SHORT EXERCISE: With the images removed, repeat the data below exactly.
──────── DATA LINES
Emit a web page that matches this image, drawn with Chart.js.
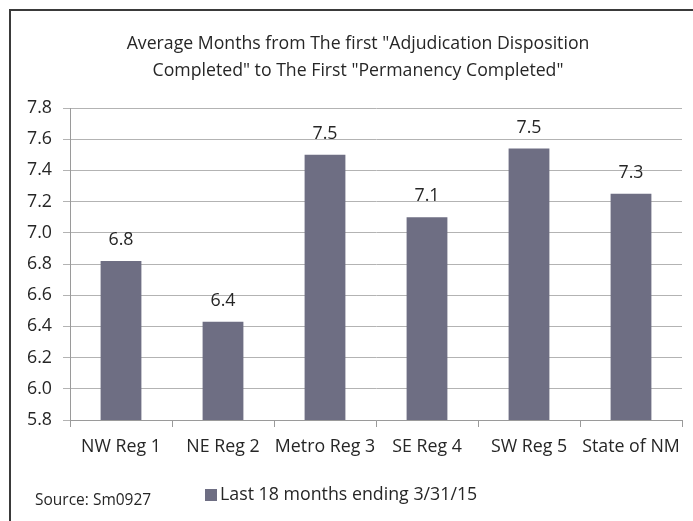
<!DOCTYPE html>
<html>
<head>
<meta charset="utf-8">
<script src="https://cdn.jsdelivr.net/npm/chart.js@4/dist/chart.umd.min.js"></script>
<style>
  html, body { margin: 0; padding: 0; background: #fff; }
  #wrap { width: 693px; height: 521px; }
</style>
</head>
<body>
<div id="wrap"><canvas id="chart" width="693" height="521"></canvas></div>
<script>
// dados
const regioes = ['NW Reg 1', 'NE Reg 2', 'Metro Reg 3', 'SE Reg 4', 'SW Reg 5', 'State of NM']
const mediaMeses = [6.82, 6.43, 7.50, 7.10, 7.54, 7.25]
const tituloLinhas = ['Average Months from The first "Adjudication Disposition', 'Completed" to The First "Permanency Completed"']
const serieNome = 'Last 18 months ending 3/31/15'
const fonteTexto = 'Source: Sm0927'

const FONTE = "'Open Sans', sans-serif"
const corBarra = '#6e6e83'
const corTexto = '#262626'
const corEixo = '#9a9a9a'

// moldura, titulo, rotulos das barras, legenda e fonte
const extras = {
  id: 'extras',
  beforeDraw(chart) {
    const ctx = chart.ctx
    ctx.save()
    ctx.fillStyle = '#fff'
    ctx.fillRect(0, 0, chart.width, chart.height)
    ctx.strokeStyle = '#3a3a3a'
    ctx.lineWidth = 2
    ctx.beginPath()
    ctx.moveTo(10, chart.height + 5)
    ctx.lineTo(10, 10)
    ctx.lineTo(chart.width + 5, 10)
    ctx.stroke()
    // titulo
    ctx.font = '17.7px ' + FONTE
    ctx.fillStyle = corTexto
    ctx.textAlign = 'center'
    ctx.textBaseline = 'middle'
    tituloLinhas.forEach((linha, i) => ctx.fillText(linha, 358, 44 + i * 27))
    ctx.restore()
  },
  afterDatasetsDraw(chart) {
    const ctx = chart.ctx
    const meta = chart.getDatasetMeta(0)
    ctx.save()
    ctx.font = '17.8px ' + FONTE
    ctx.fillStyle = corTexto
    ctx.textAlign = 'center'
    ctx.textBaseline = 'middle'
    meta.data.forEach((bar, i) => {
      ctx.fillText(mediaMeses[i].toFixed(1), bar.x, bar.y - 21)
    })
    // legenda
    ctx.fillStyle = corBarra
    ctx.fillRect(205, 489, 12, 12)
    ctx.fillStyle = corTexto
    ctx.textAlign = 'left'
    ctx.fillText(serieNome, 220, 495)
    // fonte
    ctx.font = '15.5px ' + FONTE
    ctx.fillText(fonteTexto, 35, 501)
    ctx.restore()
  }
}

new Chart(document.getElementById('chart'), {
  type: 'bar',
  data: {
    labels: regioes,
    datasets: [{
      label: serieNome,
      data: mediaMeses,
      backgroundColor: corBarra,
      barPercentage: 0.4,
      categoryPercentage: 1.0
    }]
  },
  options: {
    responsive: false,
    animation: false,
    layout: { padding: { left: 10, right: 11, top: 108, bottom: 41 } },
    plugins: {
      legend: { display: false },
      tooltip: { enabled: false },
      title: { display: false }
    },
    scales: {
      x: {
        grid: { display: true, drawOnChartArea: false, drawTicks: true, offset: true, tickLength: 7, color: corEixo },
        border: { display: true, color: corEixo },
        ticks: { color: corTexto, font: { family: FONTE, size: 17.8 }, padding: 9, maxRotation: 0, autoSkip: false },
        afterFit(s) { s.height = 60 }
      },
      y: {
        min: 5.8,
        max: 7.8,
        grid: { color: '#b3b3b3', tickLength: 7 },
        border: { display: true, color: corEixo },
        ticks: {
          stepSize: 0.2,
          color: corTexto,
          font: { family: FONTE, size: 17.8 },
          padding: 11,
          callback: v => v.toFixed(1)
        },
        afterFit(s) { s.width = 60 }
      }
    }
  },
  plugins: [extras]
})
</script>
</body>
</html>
────────────────
OUTPUT:
Emit a web page that matches this image, drawn with Chart.js.
<!DOCTYPE html>
<html>
<head>
<meta charset="utf-8">
<script src="https://cdn.jsdelivr.net/npm/chart.js@4/dist/chart.umd.min.js"></script>
<style>
  html, body { margin: 0; padding: 0; background: #fff; }
  #wrap { width: 693px; height: 521px; }
</style>
</head>
<body>
<div id="wrap"><canvas id="chart" width="693" height="521"></canvas></div>
<script>
// dados
const regioes = ['NW Reg 1', 'NE Reg 2', 'Metro Reg 3', 'SE Reg 4', 'SW Reg 5', 'State of NM']
const mediaMeses = [6.82, 6.43, 7.50, 7.10, 7.54, 7.25]
const tituloLinhas = ['Average Months from The first "Adjudication Disposition', 'Completed" to The First "Permanency Completed"']
const serieNome = 'Last 18 months ending 3/31/15'
const fonteTexto = 'Source: Sm0927'

const FONTE = "'Open Sans', sans-serif"
const corBarra = '#6e6e83'
const corTexto = '#262626'
const corEixo = '#9a9a9a'

// moldura, titulo, rotulos das barras, legenda e fonte
const extras = {
  id: 'extras',
  beforeDraw(chart) {
    const ctx = chart.ctx
    ctx.save()
    ctx.fillStyle = '#fff'
    ctx.fillRect(0, 0, chart.width, chart.height)
    ctx.strokeStyle = '#3a3a3a'
    ctx.lineWidth = 2
    ctx.beginPath()
    ctx.moveTo(10, chart.height + 5)
    ctx.lineTo(10, 10)
    ctx.lineTo(chart.width + 5, 10)
    ctx.stroke()
    // titulo
    ctx.font = '17.7px ' + FONTE
    ctx.fillStyle = corTexto
    ctx.textAlign = 'center'
    ctx.textBaseline = 'middle'
    tituloLinhas.forEach((linha, i) => ctx.fillText(linha, 358, 44 + i * 27))
    ctx.restore()
  },
  afterDatasetsDraw(chart) {
    const ctx = chart.ctx
    const meta = chart.getDatasetMeta(0)
    ctx.save()
    ctx.font = '17.8px ' + FONTE
    ctx.fillStyle = corTexto
    ctx.textAlign = 'center'
    ctx.textBaseline = 'middle'
    meta.data.forEach((bar, i) => {
      ctx.fillText(mediaMeses[i].toFixed(1), bar.x, bar.y - 21)
    })
    // legenda
    ctx.fillStyle = corBarra
    ctx.fillRect(205, 489, 12, 12)
    ctx.fillStyle = corTexto
    ctx.textAlign = 'left'
    ctx.fillText(serieNome, 220, 495)
    // fonte
    ctx.font = '15.5px ' + FONTE
    ctx.fillText(fonteTexto, 35, 501)
    ctx.restore()
  }
}

new Chart(document.getElementById('chart'), {
  type: 'bar',
  data: {
    labels: regioes,
    datasets: [{
      label: serieNome,
      data: mediaMeses,
      backgroundColor: corBarra,
      barPercentage: 0.4,
      categoryPercentage: 1.0
    }]
  },
  options: {
    responsive: false,
    animation: false,
    layout: { padding: { left: 10, right: 11, top: 108, bottom: 41 } },
    plugins: {
      legend: { display: false },
      tooltip: { enabled: false },
      title: { display: false }
    },
    scales: {
      x: {
        grid: { display: true, drawOnChartArea: false, drawTicks: true, offset: true, tickLength: 7, color: corEixo },
        border: { display: true, color: corEixo },
        ticks: { color: corTexto, font: { family: FONTE, size: 17.8 }, padding: 9, maxRotation: 0, autoSkip: false },
        afterFit(s) { s.height = 60 }
      },
      y: {
        min: 5.8,
        max: 7.8,
        grid: { color: '#b3b3b3', tickLength: 7 },
        border: { display: true, color: corEixo },
        ticks: {
          stepSize: 0.2,
          color: corTexto,
          font: { family: FONTE, size: 17.8 },
          padding: 11,
          callback: v => v.toFixed(1)
        },
        afterFit(s) { s.width = 60 }
      }
    }
  },
  plugins: [extras]
})
</script>
</body>
</html>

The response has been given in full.